The action taken on Sept. 11 by both restaurants, according to spokesman Michael Layne. comes in light of the current economic climate in Detroit and the nation.
Bankruptcy was the only option, Layne said.
Seldom Blues, a tenant of General Motors located at the Renaissance Center, and Detroit’s Breakfast House will continue to stay open with management in place to run the day-to-day business operations.
“When Seldom Blues opened in June 2004, GM had just completed a $500 million renovation of the Renaissance Center. At that time, the 5.5 million square foot GM world headquarters helped generate a built-in lunch and weeknight dinner crowd, with an employee base the size of the city,” Layne said in a release. “We didn’t foresee GM’s bankruptcy and dramatic downsizing and the worst recession to hit Detroit since the Great Depression.”
Reached on his cell phone Tuesday afternoon, Taylor said there shouldn’t be any panic in the community and that there would be no layoffs among the restaurants’ staff.
“Again this is a sign of the times when you have companies like GM, Chrysler and others go through bankruptcy and come out of it,” Taylor said. “To be honest, for us to return to profitable status we had to do this.
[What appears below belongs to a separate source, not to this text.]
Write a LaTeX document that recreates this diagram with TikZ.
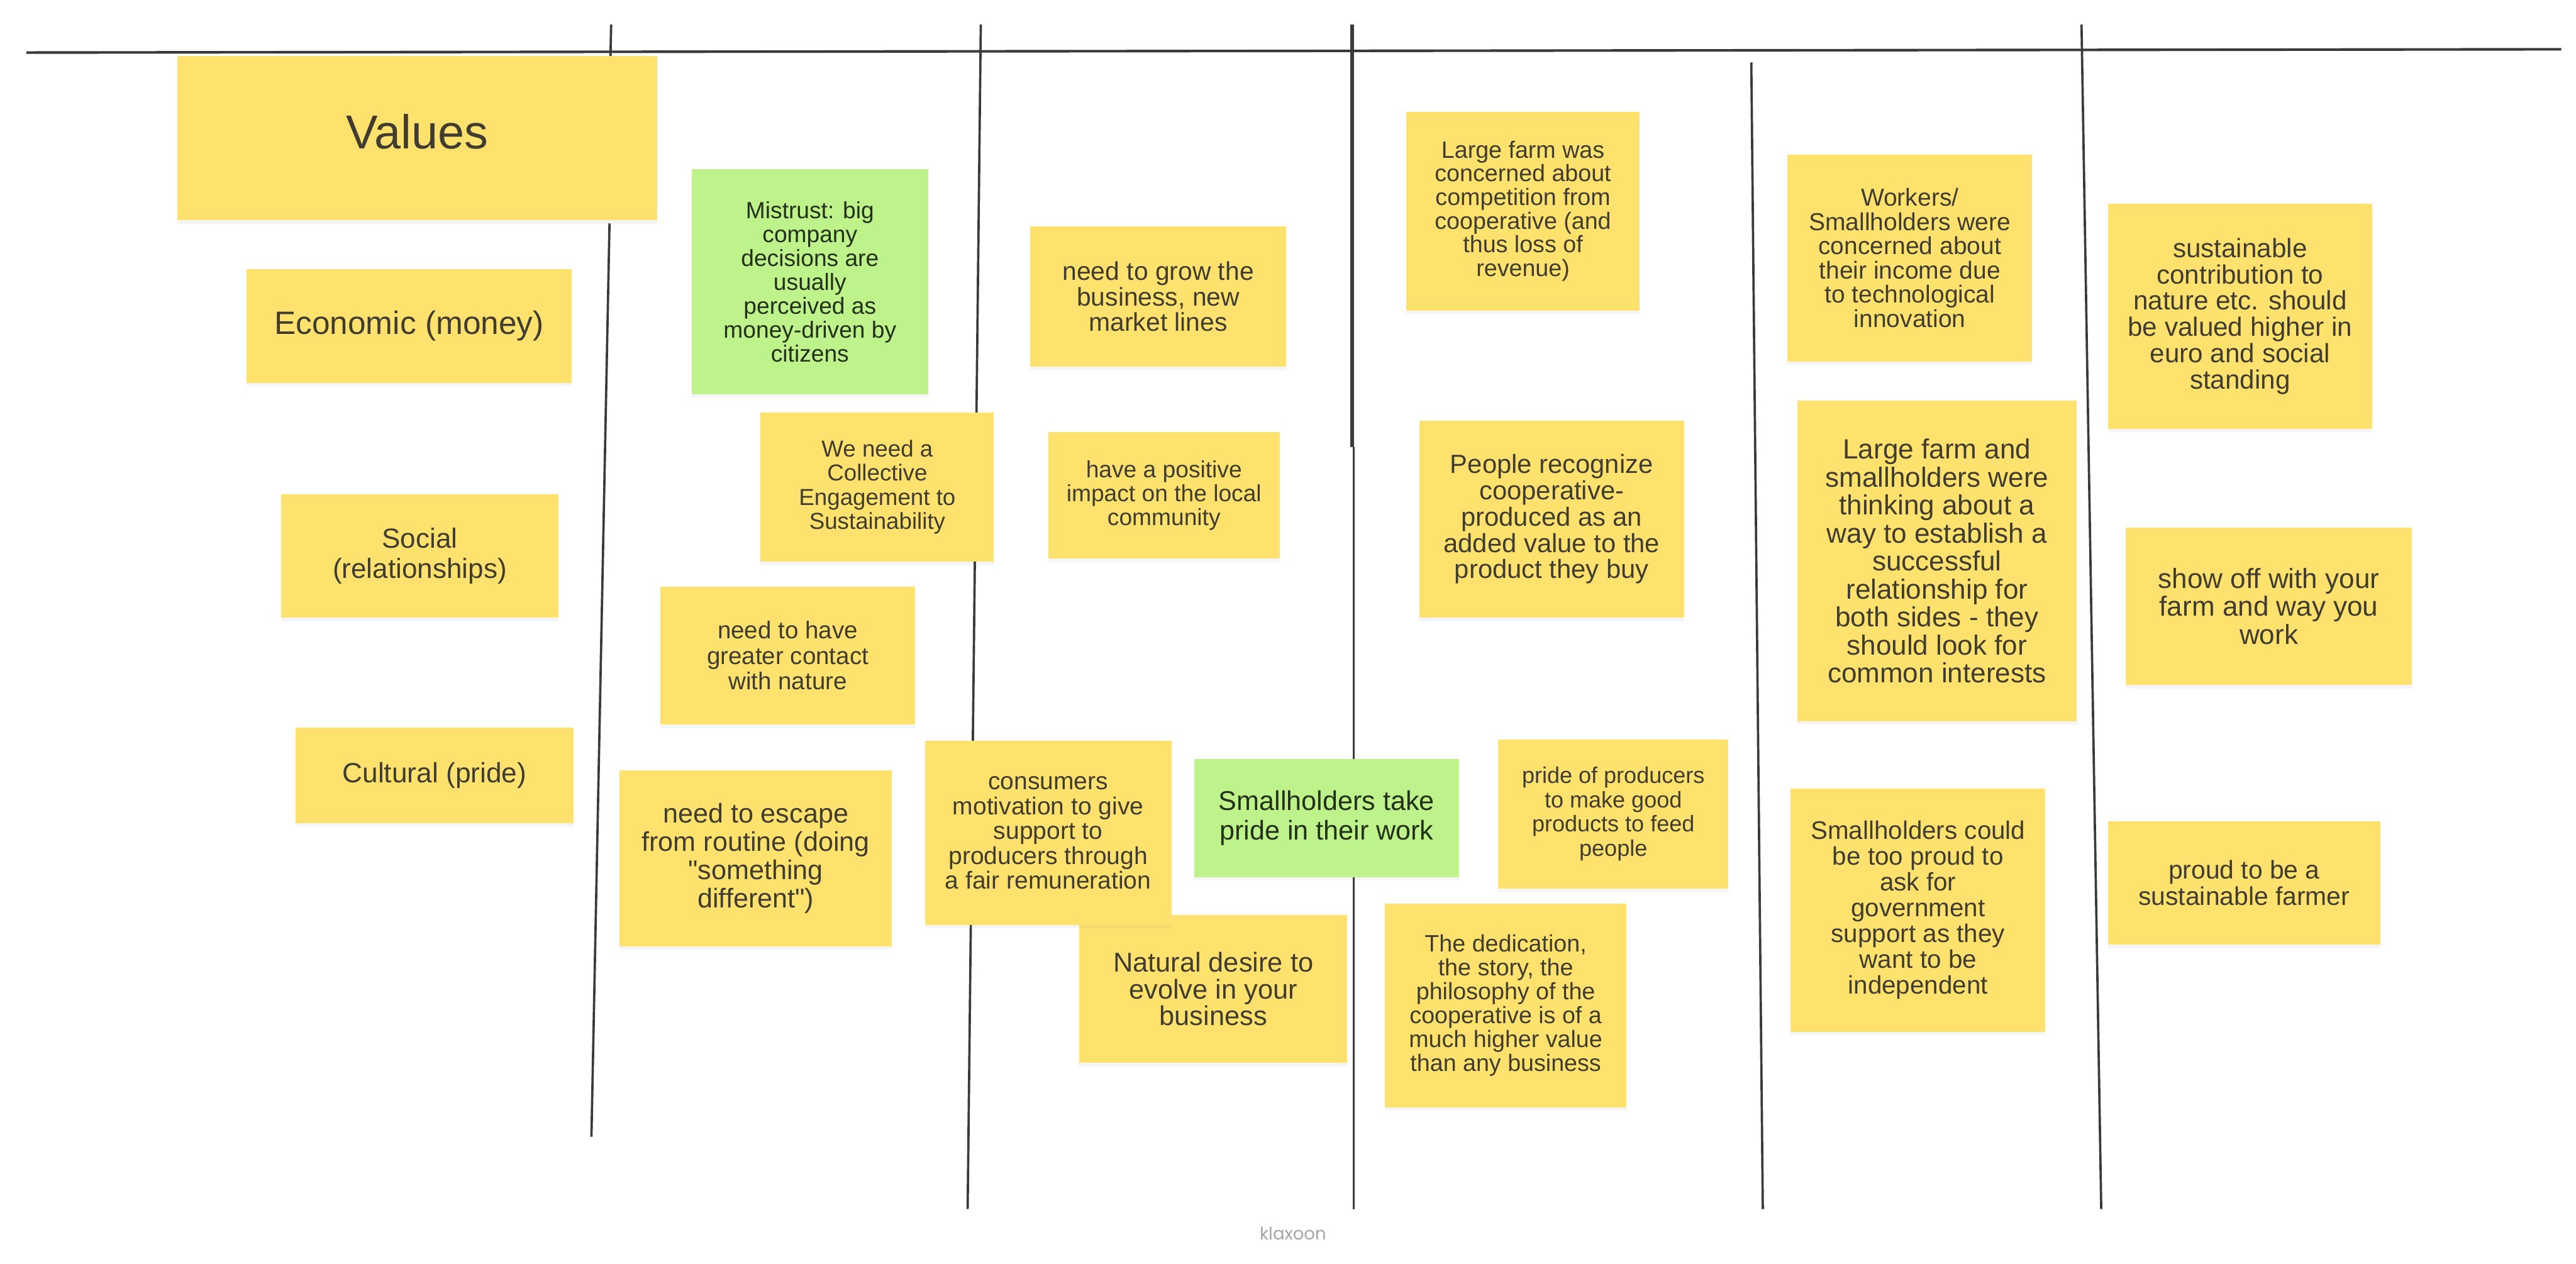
\documentclass[tikz,border=0pt]{standalone}
\usepackage{fontspec}
\setmainfont{Liberation Sans}[Ligatures=TeXOff]
\newfontfamily\logofont{Poppins}
\usepackage{xcolor}
\usetikzlibrary{shadows}
\definecolor{noteyellow}{HTML}{FFE26E}
\definecolor{notegreen}{HTML}{BEF28A}
\definecolor{notetext}{HTML}{403C30}
\definecolor{rulecolor}{HTML}{3A3A3A}
\tikzset{
    note/.style={rectangle, fill=noteyellow, text=notetext, align=center, inner sep=0pt,
        drop shadow={opacity=0.08, shadow xshift=0pt, shadow yshift=-1.2pt}},
    greennote/.style={note, fill=notegreen, text=notetext!90!green!60!black},
    wh/.style 2 args={minimum width=#1*0.02cm, minimum height=#2*0.02cm},
    ft/.style 2 args={font=\fontsize{#1}{#2}\selectfont},
    divider/.style={draw=rulecolor, line width=0.8pt},
    heavydivider/.style={draw=rulecolor, line width=1.3pt}
}
\begin{document}
\begin{tikzpicture}[x=0.02cm, y=-0.02cm]
    \useasboundingbox (0,0) rectangle (1568,769.4);
    \fill[white] (0,0) rectangle (1568,769.4);
    % dividers
    \coordinate (axisL) at (16,32);
    \coordinate (axisR) at (1559,30);
    \coordinate (div1a) at (372,15);
    \coordinate (div1b) at (371.6,34);
    \coordinate (div1c) at (371,136);
    \coordinate (div1d) at (360,692);
    \coordinate (div2a) at (597,15);
    \coordinate (div2b) at (589,736);
    \coordinate (div3a) at (823,15);
    \coordinate (div3b) at (823,272);
    \coordinate (div3c) at (824,272);
    \coordinate (div3d) at (824,736);
    \coordinate (div4a) at (1066,38);
    \coordinate (div4b) at (1073,736);
    \coordinate (div5a) at (1267,15);
    \coordinate (div5b) at (1279,736);
    \draw[divider, line width=0.9pt] (axisL) -- (axisR);
    \draw[divider] (div1a) -- (div1b);
    \draw[divider] (div1c) -- (div1d);
    \draw[divider] (div2a) -- (div2b);
    \draw[heavydivider] (div3a) -- (div3b);
    \draw[divider] (div3c) -- (div3d);
    \draw[divider] (div4a) -- (div4b);
    \draw[divider] (div5a) -- (div5b);
    % first column
    \node[note, wh={292}{100}, ft={16.5}{18}, text depth=4.5pt] (values) at (254,84) {Values};
    \node[note, wh={198}{69}, ft={11.2}{12.5}] (economic) at (249,198.5) {Economic (money)};
    \node[note, wh={169}{75}, ft={9.6}{10.6}] (social) at (255.5,338.5) {Social\\(relationships)};
    \node[note, wh={169}{58}, ft={9.65}{11}] (cultural) at (264.5,472) {Cultural (pride)};
    % second column
    \node[greennote, wh={144}{137}, ft={8.1}{8.3}] (mistrust) at (493,171.5) {Mistrust: big\\company\\decisions are\\usually\\perceived as\\money-driven by\\citizens};
    \node[note, wh={142}{91}, ft={8}{8.3}] (collective) at (534,296.5) {We need a\\Collective\\Engagement to\\Sustainability};
    \node[note, wh={155}{84}, ft={8.4}{8.9}] (contact) at (479.5,399) {need to have\\greater contact\\with nature};
    \node[note, wh={166}{107}, ft={9.4}{9.8}] (routine) at (460,522.5) {need to escape\\from routine (doing\\"something\\different")};
    % third column
    \node[note, wh={156}{85}, ft={8.9}{8.9}] (grow) at (705,180.5) {need to grow the\\business, new\\market lines};
    \node[note, wh={141}{77}, ft={8.1}{8.3}] (impact) at (708.5,301.5) {have a positive\\impact on the local\\community};
    \node[note, wh={163}{90}, ft={9.45}{9.2}] (desire) at (738.5,602) {Natural desire to\\evolve in your\\business};
    \node[note, wh={150}{112}, ft={8.5}{8.6}] (motivation) at (638,507) {consumers\\motivation to give\\support to\\producers through\\a fair remuneration};
    \node[greennote, wh={161}{72}, ft={9.4}{10.2}] (smallholders) at (807.5,498) {Smallholders take\\pride in their work};
    % fourth column
    \node[note, wh={142}{121}, ft={8.2}{8.2}] (largefarm) at (927,128.5) {Large farm was\\concerned about\\competition from\\cooperative (and\\thus loss of\\revenue)};
    \node[note, wh={161}{120}, ft={9.1}{9.1}] (recognize) at (944.5,316) {People recognize\\cooperative-\\produced as an\\added value to the\\product they buy};
    \node[note, wh={140}{91}, ft={7.85}{8.4}] (pride) at (982,495.5) {pride of producers\\to make good\\products to feed\\people};
    \node[note, wh={147}{124}, ft={8.2}{8.3}] (dedication) at (916.5,612) {The dedication,\\the story, the\\philosophy of the\\cooperative is of a\\much higher value\\than any business};
    % fifth column
    \node[note, wh={149}{126}, ft={8.5}{8.4}] (workers) at (1162.5,157) {Workers/\\Smallholders were\\concerned about\\their income due\\to technological\\innovation};
    \node[note, wh={170}{195}, ft={9.6}{9.7}] (relationship) at (1179,341.5) {Large farm and\\smallholders were\\thinking about a\\way to establish a\\successful\\relationship for\\both sides - they\\should look for\\common interests};
    \node[note, wh={155}{148}, ft={8.8}{8.95}] (independent) at (1167.5,554) {Smallholders could\\be too proud to\\ask for\\government\\support as they\\want to be\\independent};
    % sixth column
    \node[note, wh={161}{137}, ft={9.2}{9.1}] (sustainable) at (1363.5,192.5) {sustainable\\contribution to\\nature etc. should\\be valued higher in\\euro and social\\standing};
    \node[note, wh={174}{96}, ft={9.6}{9.7}] (showoff) at (1381,369) {show off with your\\farm and way you\\work};
    \node[note, wh={166}{75}, ft={8.9}{9.1}] (proudfarmer) at (1366,537.5) {proud to be a\\sustainable farmer};
    % logo
    \node[text=gray!70, font=\logofont\fontsize{6}{7}\selectfont, inner sep=0pt] (logo) at (787,751) {klaxoon};
\end{tikzpicture}
\end{document}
We have been in the city for five years and our goal is to be here for another 15 years.”
Seldom Blues, noted for being the scene for most high profile and political events, has a 300 seating in a 15,000 square foot area.
“We’ve been a part of this community providing great customer service, world class entertainment and great atmosphere,” Taylor said. “We want people to continue to support our restaurants because Seldom Blues has done a lot for the community.”